Dog Day Afternoon

Dog Day Afternoon ★★★★

Film Club Pick #4
Chosen by Jaewoo

"You know, I gotta keep them cooled out, I gotta keep all you people happy, I gotta have all the ideas and I gotta do it all alone."

It's clear as day that this film is based in reality. It never once loses a sense of authenticity, its characters are smart and its premise is sound. It even lacks a musical score, instead filling scenes with loud screaming or complete silence.

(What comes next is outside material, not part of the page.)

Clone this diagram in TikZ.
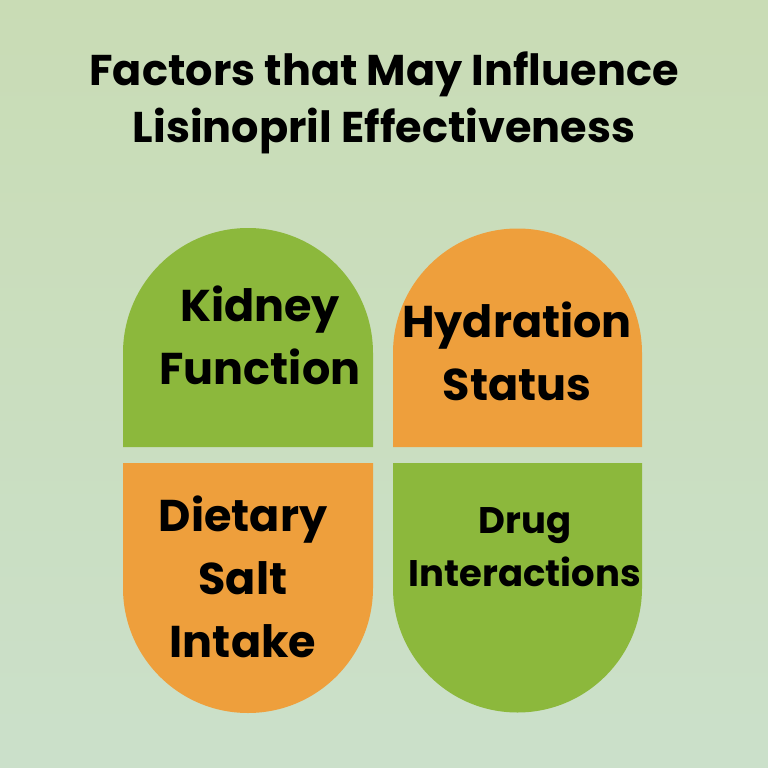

Dog Day Afternoon is just another demonstration of Sidney Lumet's talents. The direction captures intimacy and chaos, the two ends of the spectrum this film fluctuates with, frequently leaping from one side to the other. The tone is unbalanced; awkward comedy is scattered throughout, especially in the first half, but the air is also taught with tension and heat (I guess Lumet would be good at that considering 12 Angry Men). This off-beat style is frequently punctuated with its most powerful scenes, Al Pacino screams at the top of his lungs, absolute chaos in dialogue, or he quivers in fear and contemplates deeply. His performance and the character writing are the strongest tools of the film.

And his eventual motivation fits this strange, genre-less movie, it works completely and it gives a genuine heart to the movie. The characters are sympathetic and they give weight to this story. One with every reason to be told.